I never said that I read all of the documentation, just that I had read
some and I could not find the source of my problem. For you to rejoinder
that I obviously had not read a damn thing was, again, insulting.
> The reason that slapd was hung on restart is because BerkeleyDB writes its
> lock information into its environment files. These files persist past program
> restarts and system restarts. If a program using a BDB environment exits
> uncleanly, it leaves its lock records in the environment and you must use
> db_recover to clean things up. This also is spelled out in the BDB
> documentation.
The thing is, I don't really have the desire or the time to read the
entirety of the documentation for everything I use. I've been using BDB
with cfengine for > 6 months now, and have never had to look into any of
this, even though some of my cf daemons have died badly many times (mostly
because of testing). Yes, OpenLDAP has greater requirements than
cfengine, but I figured those would be performance-related requirements,
not data integrity-related, so I figured I could ignore them. Woe is that
decision.
Thanks for this info.
> In early versions of OpenLDAP 2.1 we had slapd automatically perform recovery
> whenever it started. However, this caused problems if you accidentally
> started a second slapd while one was running - the second recovery would wipe
> out the environment that the first one was using. Since all of the locking
> information is contained inside the BDB environment, there was no locking
> mechanism to prevent this occurrence. So now we no longer do automatic
> recovery; it's up to you to run db_recover by hand or add it to your server
> startup scripts as needed.
So that means it's safe to add it to the startup scripts? I have read the
BDB docs on db_recover many times, but I personally don't find the BDB
docs very readable. They seem to assume a lot of knowledge I apparently
don't have, or they're just written in a way that will always confuse me.
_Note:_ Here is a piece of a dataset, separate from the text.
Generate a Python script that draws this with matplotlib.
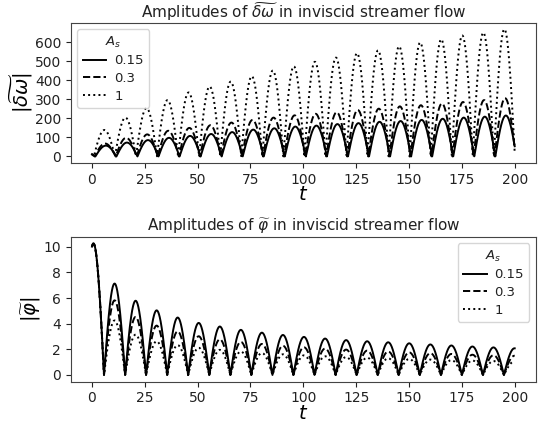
import numpy as np
import matplotlib
matplotlib.use("Agg")
import matplotlib.pyplot as plt

# ---- data ----
amp_labels = ["0.15", "0.3", "1"]
styles = ["-", "--", ":"]

# top panel: hump boundaries (zeros) of |delta omega| for A_s = 1, and per-series shift
dw_zeros = [-9.06, 0.9, 10.86, 20.82, 30.78, 40.74, 50.7, 60.66, 70.62, 80.58, 90.54,
            100.5, 110.46, 120.42, 130.38, 140.34, 150.3, 160.26, 170.22, 180.18,
            190.14, 200.1]
dw_shift = [0.7, 0.35, 0.0]
# hump peak heights (first one is the hump partly before t=0)
dw_peaks_015 = [25, 57, 73, 86, 98, 108, 118, 128, 141, 148, 157, 162, 170, 175, 182,
                186, 192, 198, 204, 209, 215]
dw_peaks_03 = [32, 68, 98, 116, 135, 150, 164, 178, 192, 204, 216, 224, 232, 244, 251,
               263, 269, 278, 286, 296, 306]
dw_peaks_1 = [43, 139, 204, 254, 296, 336, 367, 393, 421, 451, 473, 497, 519, 542, 557,
              578, 598, 615, 635, 650, 668]

# bottom panel: zeros of |phi| and hump peaks
phi_zeros = [-4.3, 5.7, 15.7, 25.6, 35.6, 45.5, 55.5, 65.5, 75.4, 85.4, 95.3, 105.3,
             115.3, 125.2, 135.2, 145.1, 155.1, 165.1, 175.0, 185.0, 194.9, 204.9]
phi_peaks_015 = [10.26, 7.13, 5.79, 5.04, 4.48, 4.06, 3.78, 3.52, 3.30, 3.12, 2.97, 2.84,
                 2.72, 2.63, 2.55, 2.47, 2.38, 2.30, 2.22, 2.15, 2.08]
phi_peaks_03 = [10.26, 5.82, 4.53, 3.85, 3.40, 3.02, 2.78, 2.58, 2.42, 2.28, 2.16, 2.06,
                1.98, 1.90, 1.83, 1.76, 1.70, 1.64, 1.58, 1.54, 1.50]
phi_peaks_1 = [10.26, 4.25, 3.15, 2.63, 2.33, 2.12, 1.96, 1.83, 1.71, 1.61, 1.53, 1.46,
               1.40, 1.35, 1.30, 1.25, 1.20, 1.16, 1.13, 1.09, 1.06]

x_ticks = [0, 25, 50, 75, 100, 125, 150, 175, 200]

t = np.linspace(0, 200, 6001)


def humps(zeros, peaks, shift=0.0):
    z = np.asarray(zeros) + shift
    y = np.zeros_like(t)
    for i, p in enumerate(peaks):
        a, b = z[i], z[i + 1]
        m = (t >= a) & (t <= b)
        y[m] = p * np.abs(np.sin(np.pi * (t[m] - a) / (b - a)))
    return y


plt.rcParams["text.color"] = "#222222"
plt.rcParams["xtick.color"] = "#222222"
plt.rcParams["ytick.color"] = "#222222"

fig = plt.figure(figsize=(5.49, 4.23), dpi=100)
ax1 = fig.add_axes([0.129, 0.615, 0.847, 0.331])
ax2 = fig.add_axes([0.129, 0.098, 0.847, 0.342])

for pk, sh, ls, lab in zip([dw_peaks_015, dw_peaks_03, dw_peaks_1], dw_shift, styles, amp_labels):
    ax1.plot(t, humps(dw_zeros, pk, sh), color="black", linestyle=ls, lw=1.4, label=lab)
for pk, ls, lab in zip([phi_peaks_015, phi_peaks_03, phi_peaks_1], styles, amp_labels):
    ax2.plot(t, humps(phi_zeros, pk), color="black", linestyle=ls, lw=1.4, label=lab)

leg_kw = dict(title=r"$A_s$", fontsize=9.5, title_fontsize=9.5, handlelength=1.8,
              handletextpad=0.6, labelspacing=0.35, borderpad=0.4)

ax1.set_title(r"Amplitudes of $\widetilde{\delta\omega}$ in inviscid streamer flow",
              fontsize=11, pad=1)
ax1.set_xlabel(r"$t$", fontsize=14, labelpad=-1)
ax1.set_ylabel(r"$|\widetilde{\delta\omega}|$", fontsize=14, labelpad=0)
ax1.set_xticks(x_ticks)
ax1.set_yticks([0, 100, 200, 300, 400, 500, 600])
ax1.legend(loc="upper left", **leg_kw)

ax2.set_title(r"Amplitudes of $\widetilde{\varphi}$ in inviscid streamer flow",
              fontsize=11, pad=4)
ax2.set_xlabel(r"$t$", fontsize=14, labelpad=-1)
ax2.set_ylabel(r"$|\widetilde{\varphi}|$", fontsize=14, labelpad=0)
ax2.set_xticks(x_ticks)
ax2.set_yticks([0, 2, 4, 6, 8, 10])
ax2.legend(loc="upper right", **leg_kw)

for ax in (ax1, ax2):
    for s in ax.spines.values():
        s.set_color("#444444")

fig.savefig("out.png", dpi=100)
My goal in this is not to know everything there is to know about BDB, but
to use it to get done what I need done. As a result, I cut some corners.
Thank you for the help. Hopefully I won't run into these problems again,
because of knowledge of the 'checkpoint' keyword. I highly recommend that
someone add mention of that to the slapd.conf page that I pointed to
above.
Luke
--
"Did you know that black paint is an excellent stain remover?"